>> Start SUPPLIED MATERIAL
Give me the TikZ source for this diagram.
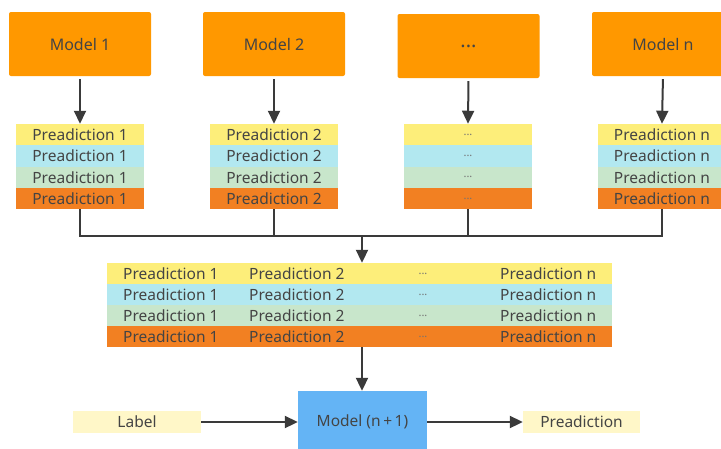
\documentclass[tikz,border=0pt]{standalone}
\usepackage{fontspec}
\setmainfont{Noto Sans}
\usetikzlibrary{arrows.meta}
\definecolor{morange}{HTML}{FF9800}
\definecolor{cyel}{HTML}{FDEE7A}
\definecolor{cblue}{HTML}{B2E8F0}
\definecolor{cgreen}{HTML}{C8E6CB}
\definecolor{corange}{HTML}{F28022}
\definecolor{cpale}{HTML}{FFF7C8}
\definecolor{cmodel}{HTML}{64B4F5}
\definecolor{txt}{HTML}{444444}
\definecolor{lin}{HTML}{3A3A3A}
\begin{document}
\begin{tikzpicture}[x=1pt,y=-1pt,
  modelbox/.style={fill=morange, rounded corners=2pt, minimum width=142pt, minimum height=64pt, inner sep=0pt, text=txt, font=\fontsize{16}{18}\selectfont},
  row/.style={minimum width=128pt, minimum height=21.3pt, inner sep=0pt, text=txt, font=\fontsize{15.5}{17}\selectfont},
  trow/.style={minimum width=505pt, minimum height=21pt, inner sep=0pt},
  ttext/.style={anchor=west, inner sep=0pt, text=txt, font=\fontsize{15.5}{17}\selectfont},
  dots/.style={text=txt!75, font=\fontsize{11}{12}\selectfont},
  smallbox/.style={fill=cpale, minimum height=22pt, inner sep=0pt, text=txt, font=\fontsize{15.5}{17}\selectfont},
  line/.style={draw=lin, line width=2pt},
  arr/.style={line, -{Triangle[length=13pt,width=12pt]}}
]
\clip (0,0) rectangle (721,448);
\fill[white] (0,0) rectangle (721,448);

% models
\node[modelbox] (m1) at (80,44) {Model 1};
\node[modelbox] (m2) at (274,44) {Model 2};
\node[modelbox, font=\fontsize{20}{20}\bfseries] (m3) at (468.5,46) {...};
\node[modelbox] (m4) at (663,44) {Model n};

% stacks
\foreach \c/\t/\n in {80/Preadiction 1/1, 274/Preadiction 2/2, 662/Preadiction n/4}{
  \node[row, fill=cyel] (s\n-1) at (\c,134.6) {\t};
  \node[row, fill=cblue] (s\n-2) at (\c,155.9) {\t};
  \node[row, fill=cgreen] (s\n-3) at (\c,177.2) {\t};
  \node[row, fill=corange] (s\n-4) at (\c,198.5) {\t};
}
\node[row, dots, fill=cyel] (s3-1) at (468,134.6) {...};
\node[row, dots, fill=cblue] (s3-2) at (468,155.9) {...};
\node[row, dots, fill=cgreen] (s3-3) at (468,177.2) {...};
\node[row, dots, fill=corange] (s3-4) at (468,198.5) {...};

\foreach \n in {1,2,3,4}{
  \draw[arr, shorten <=3pt] (m\n.south) -- (s\n-1.north);
}

% bus
\coordinate (bus) at (362,236);
\draw[line] (s1-4.south) |- (bus);
\draw[line] (s4-4.south) |- (bus);
\draw[line] (s2-4.south) -- (s2-4.south |- bus);
\draw[line] (s3-4.south) -- (s3-4.south |- bus);

% table
\node[trow, fill=cyel] (t1) at (359.5,273.5) {};
\node[trow, fill=cblue] (t2) at (359.5,294.5) {};
\node[trow, fill=cgreen] (t3) at (359.5,315.5) {};
\node[trow, fill=corange] (t4) at (359.5,336.5) {};
\foreach \k in {1,2,3,4}{
  \node[ttext] (t\k-a) at (123,{252.5+21*\k}) {Preadiction 1};
  \node[ttext] (t\k-b) at (249,{252.5+21*\k}) {Preadiction 2};
  \node[ttext, dots, anchor=center] (t\k-c) at (423,{252.5+21*\k}) {...};
  \node[ttext] (t\k-d) at (500,{252.5+21*\k}) {Preadiction n};
}
\draw[arr] (bus) -- (bus |- t1.north);

% final
\node[fill=cmodel, minimum width=129pt, minimum height=62pt, inner sep=0pt, text=txt, font=\fontsize{15.5}{17}\selectfont] (mn) at (362.5,422) {Model (n\,+\,1)};
\node[smallbox, minimum width=128pt] (lab) at (137,422) {Label};
\node[smallbox, minimum width=117pt] (pred) at (581.5,422) {Preadiction};
\draw[arr] (bus |- t4.south) -- (bus |- mn.north);
\draw[arr] (lab) -- (mn);
\draw[arr] (mn) -- (pred);
\end{tikzpicture}
\end{document}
>> End SUPPLIED MATERIAL
WHAT YOU HAVE TO DO
Output the lines above in full and exactly as given, omitting any pictures.

RESULT OF THIS EXERCISE
Give me the TikZ source for this diagram.
\documentclass[tikz,border=0pt]{standalone}
\usepackage{fontspec}
\setmainfont{Noto Sans}
\usetikzlibrary{arrows.meta}
\definecolor{morange}{HTML}{FF9800}
\definecolor{cyel}{HTML}{FDEE7A}
\definecolor{cblue}{HTML}{B2E8F0}
\definecolor{cgreen}{HTML}{C8E6CB}
\definecolor{corange}{HTML}{F28022}
\definecolor{cpale}{HTML}{FFF7C8}
\definecolor{cmodel}{HTML}{64B4F5}
\definecolor{txt}{HTML}{444444}
\definecolor{lin}{HTML}{3A3A3A}
\begin{document}
\begin{tikzpicture}[x=1pt,y=-1pt,
  modelbox/.style={fill=morange, rounded corners=2pt, minimum width=142pt, minimum height=64pt, inner sep=0pt, text=txt, font=\fontsize{16}{18}\selectfont},
  row/.style={minimum width=128pt, minimum height=21.3pt, inner sep=0pt, text=txt, font=\fontsize{15.5}{17}\selectfont},
  trow/.style={minimum width=505pt, minimum height=21pt, inner sep=0pt},
  ttext/.style={anchor=west, inner sep=0pt, text=txt, font=\fontsize{15.5}{17}\selectfont},
  dots/.style={text=txt!75, font=\fontsize{11}{12}\selectfont},
  smallbox/.style={fill=cpale, minimum height=22pt, inner sep=0pt, text=txt, font=\fontsize{15.5}{17}\selectfont},
  line/.style={draw=lin, line width=2pt},
  arr/.style={line, -{Triangle[length=13pt,width=12pt]}}
]
\clip (0,0) rectangle (721,448);
\fill[white] (0,0) rectangle (721,448);

% models
\node[modelbox] (m1) at (80,44) {Model 1};
\node[modelbox] (m2) at (274,44) {Model 2};
\node[modelbox, font=\fontsize{20}{20}\bfseries] (m3) at (468.5,46) {...};
\node[modelbox] (m4) at (663,44) {Model n};

% stacks
\foreach \c/\t/\n in {80/Preadiction 1/1, 274/Preadiction 2/2, 662/Preadiction n/4}{
  \node[row, fill=cyel] (s\n-1) at (\c,134.6) {\t};
  \node[row, fill=cblue] (s\n-2) at (\c,155.9) {\t};
  \node[row, fill=cgreen] (s\n-3) at (\c,177.2) {\t};
  \node[row, fill=corange] (s\n-4) at (\c,198.5) {\t};
}
\node[row, dots, fill=cyel] (s3-1) at (468,134.6) {...};
\node[row, dots, fill=cblue] (s3-2) at (468,155.9) {...};
\node[row, dots, fill=cgreen] (s3-3) at (468,177.2) {...};
\node[row, dots, fill=corange] (s3-4) at (468,198.5) {...};

\foreach \n in {1,2,3,4}{
  \draw[arr, shorten <=3pt] (m\n.south) -- (s\n-1.north);
}

% bus
\coordinate (bus) at (362,236);
\draw[line] (s1-4.south) |- (bus);
\draw[line] (s4-4.south) |- (bus);
\draw[line] (s2-4.south) -- (s2-4.south |- bus);
\draw[line] (s3-4.south) -- (s3-4.south |- bus);

% table
\node[trow, fill=cyel] (t1) at (359.5,273.5) {};
\node[trow, fill=cblue] (t2) at (359.5,294.5) {};
\node[trow, fill=cgreen] (t3) at (359.5,315.5) {};
\node[trow, fill=corange] (t4) at (359.5,336.5) {};
\foreach \k in {1,2,3,4}{
  \node[ttext] (t\k-a) at (123,{252.5+21*\k}) {Preadiction 1};
  \node[ttext] (t\k-b) at (249,{252.5+21*\k}) {Preadiction 2};
  \node[ttext, dots, anchor=center] (t\k-c) at (423,{252.5+21*\k}) {...};
  \node[ttext] (t\k-d) at (500,{252.5+21*\k}) {Preadiction n};
}
\draw[arr] (bus) -- (bus |- t1.north);

% final
\node[fill=cmodel, minimum width=129pt, minimum height=62pt, inner sep=0pt, text=txt, font=\fontsize{15.5}{17}\selectfont] (mn) at (362.5,422) {Model (n\,+\,1)};
\node[smallbox, minimum width=128pt] (lab) at (137,422) {Label};
\node[smallbox, minimum width=117pt] (pred) at (581.5,422) {Preadiction};
\draw[arr] (bus |- t4.south) -- (bus |- mn.north);
\draw[arr] (lab) -- (mn);
\draw[arr] (mn) -- (pred);
\end{tikzpicture}
\end{document}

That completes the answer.